= PROBLEM TO SOLVE =
Transcribe every entry word for word, leaving out all images.

= Records with drawing code =
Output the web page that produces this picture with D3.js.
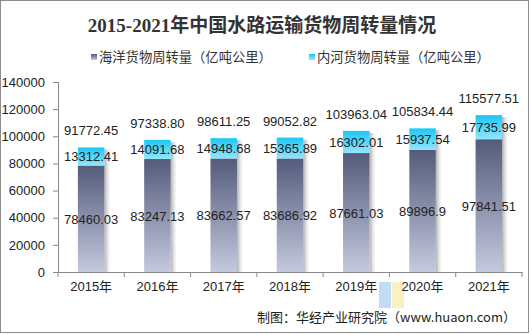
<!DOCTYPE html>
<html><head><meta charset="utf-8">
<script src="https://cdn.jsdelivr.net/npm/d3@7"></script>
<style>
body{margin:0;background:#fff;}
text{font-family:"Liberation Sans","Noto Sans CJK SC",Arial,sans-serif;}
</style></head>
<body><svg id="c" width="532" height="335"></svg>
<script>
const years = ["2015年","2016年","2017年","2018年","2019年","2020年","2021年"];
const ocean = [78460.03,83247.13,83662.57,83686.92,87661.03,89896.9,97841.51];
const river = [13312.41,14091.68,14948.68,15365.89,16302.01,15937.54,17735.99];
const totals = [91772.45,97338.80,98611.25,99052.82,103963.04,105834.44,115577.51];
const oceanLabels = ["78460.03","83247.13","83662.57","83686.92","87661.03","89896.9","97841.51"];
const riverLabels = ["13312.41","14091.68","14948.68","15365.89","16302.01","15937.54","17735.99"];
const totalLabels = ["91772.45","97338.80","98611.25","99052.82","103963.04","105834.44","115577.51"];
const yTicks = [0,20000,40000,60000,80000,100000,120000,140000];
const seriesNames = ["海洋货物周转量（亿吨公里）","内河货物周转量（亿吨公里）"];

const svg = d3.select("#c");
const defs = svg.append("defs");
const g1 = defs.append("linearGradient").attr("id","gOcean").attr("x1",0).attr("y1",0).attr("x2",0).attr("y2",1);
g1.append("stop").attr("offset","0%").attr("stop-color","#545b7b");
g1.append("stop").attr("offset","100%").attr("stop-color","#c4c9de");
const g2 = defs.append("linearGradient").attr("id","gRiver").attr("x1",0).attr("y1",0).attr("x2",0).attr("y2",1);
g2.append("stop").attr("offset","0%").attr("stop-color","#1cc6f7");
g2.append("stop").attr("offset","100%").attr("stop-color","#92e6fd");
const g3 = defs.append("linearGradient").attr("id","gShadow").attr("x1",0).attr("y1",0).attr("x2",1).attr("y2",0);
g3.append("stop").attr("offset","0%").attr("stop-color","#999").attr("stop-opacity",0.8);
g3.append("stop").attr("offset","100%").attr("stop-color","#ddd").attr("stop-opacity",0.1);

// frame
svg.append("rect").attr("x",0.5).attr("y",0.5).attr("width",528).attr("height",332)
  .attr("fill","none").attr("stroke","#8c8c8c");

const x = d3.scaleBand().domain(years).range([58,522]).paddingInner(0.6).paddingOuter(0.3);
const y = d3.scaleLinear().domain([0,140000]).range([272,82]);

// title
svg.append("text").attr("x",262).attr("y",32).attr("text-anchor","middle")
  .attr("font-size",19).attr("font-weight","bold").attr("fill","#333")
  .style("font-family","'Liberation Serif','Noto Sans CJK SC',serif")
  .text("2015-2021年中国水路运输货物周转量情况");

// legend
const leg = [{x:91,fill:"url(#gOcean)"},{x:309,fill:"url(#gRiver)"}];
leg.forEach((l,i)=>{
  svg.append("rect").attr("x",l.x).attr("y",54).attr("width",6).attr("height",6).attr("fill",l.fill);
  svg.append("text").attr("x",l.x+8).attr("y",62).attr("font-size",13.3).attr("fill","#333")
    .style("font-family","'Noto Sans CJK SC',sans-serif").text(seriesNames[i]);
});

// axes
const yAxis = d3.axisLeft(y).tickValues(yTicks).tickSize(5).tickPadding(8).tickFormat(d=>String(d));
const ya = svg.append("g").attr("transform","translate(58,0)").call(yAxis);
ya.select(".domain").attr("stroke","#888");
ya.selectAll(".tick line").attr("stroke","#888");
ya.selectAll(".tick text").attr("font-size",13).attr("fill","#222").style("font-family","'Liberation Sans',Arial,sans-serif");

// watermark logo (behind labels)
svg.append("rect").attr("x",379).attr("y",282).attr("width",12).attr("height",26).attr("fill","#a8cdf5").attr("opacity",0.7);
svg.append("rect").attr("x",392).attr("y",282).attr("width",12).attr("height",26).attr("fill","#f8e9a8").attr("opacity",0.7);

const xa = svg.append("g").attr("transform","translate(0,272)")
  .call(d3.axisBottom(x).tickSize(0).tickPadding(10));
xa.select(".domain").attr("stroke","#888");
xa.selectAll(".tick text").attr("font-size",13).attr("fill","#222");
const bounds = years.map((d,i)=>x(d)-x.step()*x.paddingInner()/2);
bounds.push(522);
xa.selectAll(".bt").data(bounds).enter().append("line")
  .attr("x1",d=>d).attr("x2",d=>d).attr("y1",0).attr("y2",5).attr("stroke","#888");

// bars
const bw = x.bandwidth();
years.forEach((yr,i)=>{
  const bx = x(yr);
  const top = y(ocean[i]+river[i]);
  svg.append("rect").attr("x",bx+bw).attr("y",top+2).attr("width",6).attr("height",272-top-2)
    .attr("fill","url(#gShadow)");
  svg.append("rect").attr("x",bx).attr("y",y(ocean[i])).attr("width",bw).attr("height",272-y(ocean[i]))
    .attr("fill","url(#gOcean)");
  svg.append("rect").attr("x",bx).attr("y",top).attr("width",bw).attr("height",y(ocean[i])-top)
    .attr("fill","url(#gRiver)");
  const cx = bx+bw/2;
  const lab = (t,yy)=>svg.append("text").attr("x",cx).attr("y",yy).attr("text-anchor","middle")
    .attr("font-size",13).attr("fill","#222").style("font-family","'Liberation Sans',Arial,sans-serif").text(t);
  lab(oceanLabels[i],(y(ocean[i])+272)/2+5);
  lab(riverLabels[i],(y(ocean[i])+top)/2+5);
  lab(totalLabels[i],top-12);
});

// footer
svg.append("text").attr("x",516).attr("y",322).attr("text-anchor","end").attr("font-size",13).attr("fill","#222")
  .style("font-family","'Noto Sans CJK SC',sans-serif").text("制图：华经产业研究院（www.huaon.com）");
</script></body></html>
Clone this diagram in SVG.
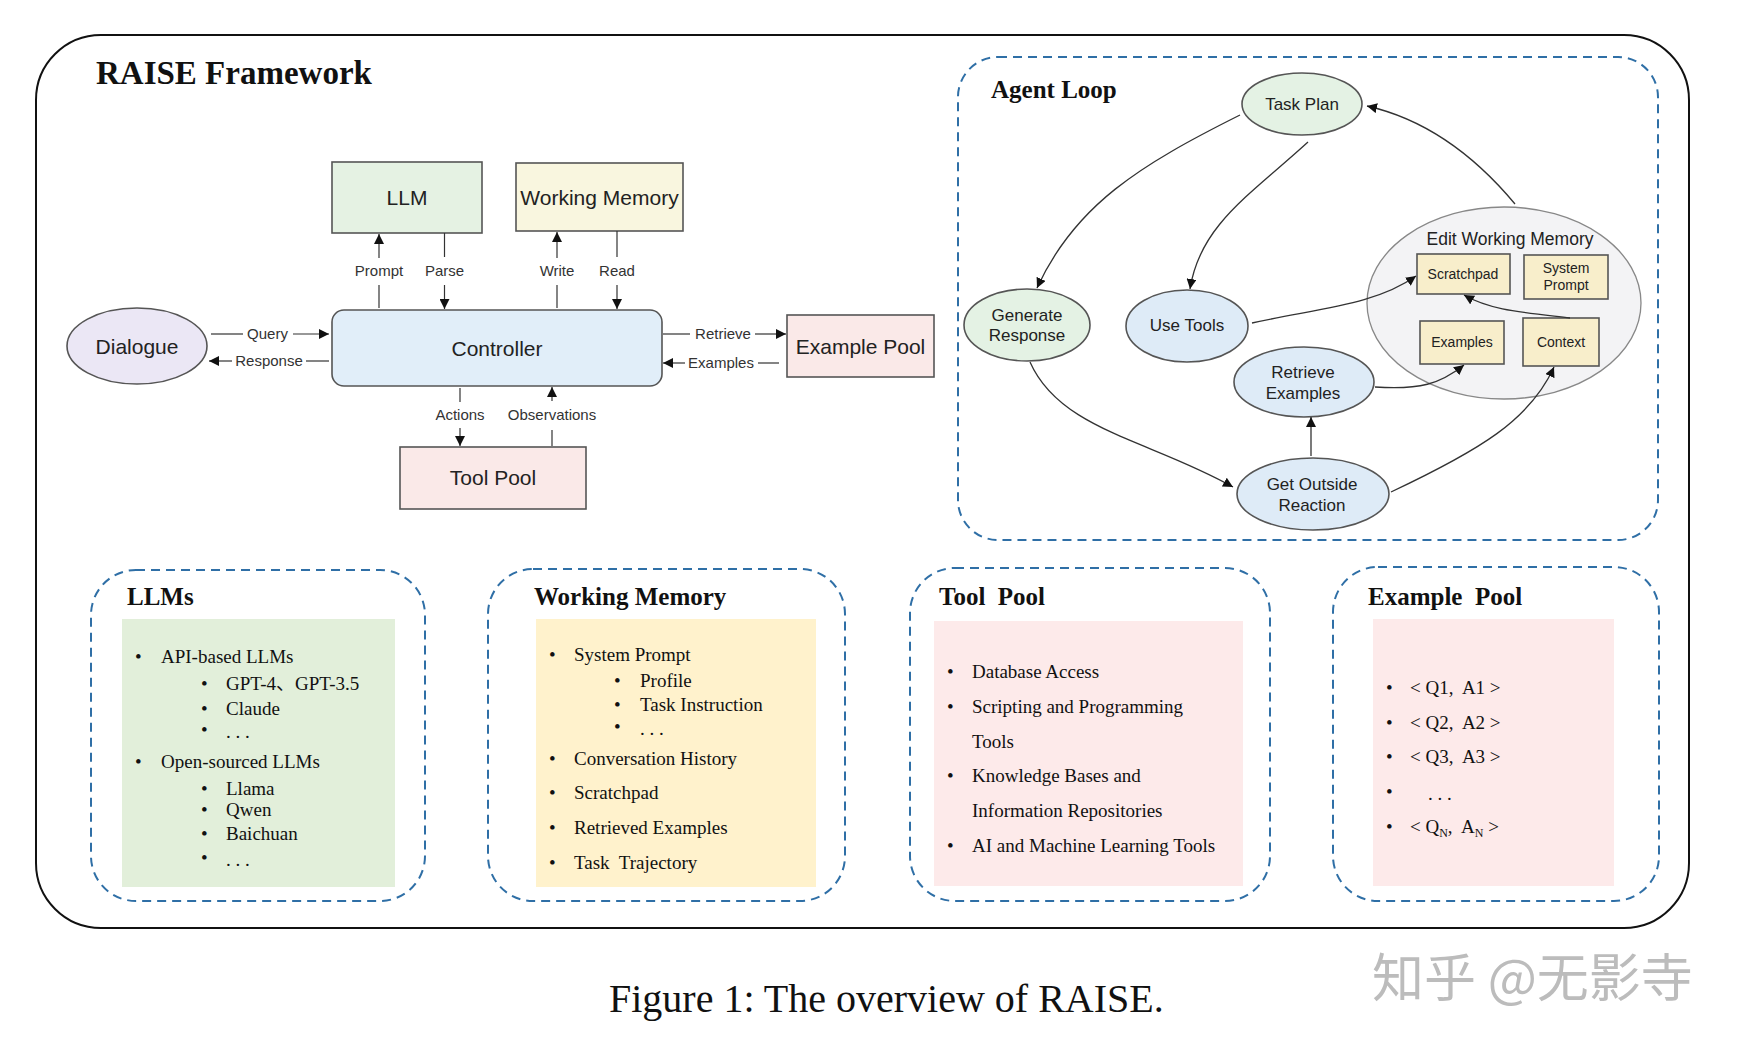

= PROBLEM SOLUTION =
Output the web page that produces this picture with D3.js.
<!DOCTYPE html>
<html><head><meta charset="utf-8">
<script src="https://cdn.jsdelivr.net/npm/d3@7"></script>
<style>
body{margin:0;background:#fff;}
text{font-family:"Liberation Sans","Noto Sans CJK SC",Arial,sans-serif;}
</style></head>
<body><svg id="c" width="532" height="335"></svg>
<script>
const years = ["2015年","2016年","2017年","2018年","2019年","2020年","2021年"];
const ocean = [78460.03,83247.13,83662.57,83686.92,87661.03,89896.9,97841.51];
const river = [13312.41,14091.68,14948.68,15365.89,16302.01,15937.54,17735.99];
const totals = [91772.45,97338.80,98611.25,99052.82,103963.04,105834.44,115577.51];
const oceanLabels = ["78460.03","83247.13","83662.57","83686.92","87661.03","89896.9","97841.51"];
const riverLabels = ["13312.41","14091.68","14948.68","15365.89","16302.01","15937.54","17735.99"];
const totalLabels = ["91772.45","97338.80","98611.25","99052.82","103963.04","105834.44","115577.51"];
const yTicks = [0,20000,40000,60000,80000,100000,120000,140000];
const seriesNames = ["海洋货物周转量（亿吨公里）","内河货物周转量（亿吨公里）"];

const svg = d3.select("#c");
const defs = svg.append("defs");
const g1 = defs.append("linearGradient").attr("id","gOcean").attr("x1",0).attr("y1",0).attr("x2",0).attr("y2",1);
g1.append("stop").attr("offset","0%").attr("stop-color","#545b7b");
g1.append("stop").attr("offset","100%").attr("stop-color","#c4c9de");
const g2 = defs.append("linearGradient").attr("id","gRiver").attr("x1",0).attr("y1",0).attr("x2",0).attr("y2",1);
g2.append("stop").attr("offset","0%").attr("stop-color","#1cc6f7");
g2.append("stop").attr("offset","100%").attr("stop-color","#92e6fd");
const g3 = defs.append("linearGradient").attr("id","gShadow").attr("x1",0).attr("y1",0).attr("x2",1).attr("y2",0);
g3.append("stop").attr("offset","0%").attr("stop-color","#999").attr("stop-opacity",0.8);
g3.append("stop").attr("offset","100%").attr("stop-color","#ddd").attr("stop-opacity",0.1);

// frame
svg.append("rect").attr("x",0.5).attr("y",0.5).attr("width",528).attr("height",332)
  .attr("fill","none").attr("stroke","#8c8c8c");

const x = d3.scaleBand().domain(years).range([58,522]).paddingInner(0.6).paddingOuter(0.3);
const y = d3.scaleLinear().domain([0,140000]).range([272,82]);

// title
svg.append("text").attr("x",262).attr("y",32).attr("text-anchor","middle")
  .attr("font-size",19).attr("font-weight","bold").attr("fill","#333")
  .style("font-family","'Liberation Serif','Noto Sans CJK SC',serif")
  .text("2015-2021年中国水路运输货物周转量情况");

// legend
const leg = [{x:91,fill:"url(#gOcean)"},{x:309,fill:"url(#gRiver)"}];
leg.forEach((l,i)=>{
  svg.append("rect").attr("x",l.x).attr("y",54).attr("width",6).attr("height",6).attr("fill",l.fill);
  svg.append("text").attr("x",l.x+8).attr("y",62).attr("font-size",13.3).attr("fill","#333")
    .style("font-family","'Noto Sans CJK SC',sans-serif").text(seriesNames[i]);
});

// axes
const yAxis = d3.axisLeft(y).tickValues(yTicks).tickSize(5).tickPadding(8).tickFormat(d=>String(d));
const ya = svg.append("g").attr("transform","translate(58,0)").call(yAxis);
ya.select(".domain").attr("stroke","#888");
ya.selectAll(".tick line").attr("stroke","#888");
ya.selectAll(".tick text").attr("font-size",13).attr("fill","#222").style("font-family","'Liberation Sans',Arial,sans-serif");

// watermark logo (behind labels)
svg.append("rect").attr("x",379).attr("y",282).attr("width",12).attr("height",26).attr("fill","#a8cdf5").attr("opacity",0.7);
svg.append("rect").attr("x",392).attr("y",282).attr("width",12).attr("height",26).attr("fill","#f8e9a8").attr("opacity",0.7);

const xa = svg.append("g").attr("transform","translate(0,272)")
  .call(d3.axisBottom(x).tickSize(0).tickPadding(10));
xa.select(".domain").attr("stroke","#888");
xa.selectAll(".tick text").attr("font-size",13).attr("fill","#222");
const bounds = years.map((d,i)=>x(d)-x.step()*x.paddingInner()/2);
bounds.push(522);
xa.selectAll(".bt").data(bounds).enter().append("line")
  .attr("x1",d=>d).attr("x2",d=>d).attr("y1",0).attr("y2",5).attr("stroke","#888");

// bars
const bw = x.bandwidth();
years.forEach((yr,i)=>{
  const bx = x(yr);
  const top = y(ocean[i]+river[i]);
  svg.append("rect").attr("x",bx+bw).attr("y",top+2).attr("width",6).attr("height",272-top-2)
    .attr("fill","url(#gShadow)");
  svg.append("rect").attr("x",bx).attr("y",y(ocean[i])).attr("width",bw).attr("height",272-y(ocean[i]))
    .attr("fill","url(#gOcean)");
  svg.append("rect").attr("x",bx).attr("y",top).attr("width",bw).attr("height",y(ocean[i])-top)
    .attr("fill","url(#gRiver)");
  const cx = bx+bw/2;
  const lab = (t,yy)=>svg.append("text").attr("x",cx).attr("y",yy).attr("text-anchor","middle")
    .attr("font-size",13).attr("fill","#222").style("font-family","'Liberation Sans',Arial,sans-serif").text(t);
  lab(oceanLabels[i],(y(ocean[i])+272)/2+5);
  lab(riverLabels[i],(y(ocean[i])+top)/2+5);
  lab(totalLabels[i],top-12);
});

// footer
svg.append("text").attr("x",516).attr("y",322).attr("text-anchor","end").attr("font-size",13).attr("fill","#222")
  .style("font-family","'Noto Sans CJK SC',sans-serif").text("制图：华经产业研究院（www.huaon.com）");
</script></body></html>
Clone this diagram in SVG.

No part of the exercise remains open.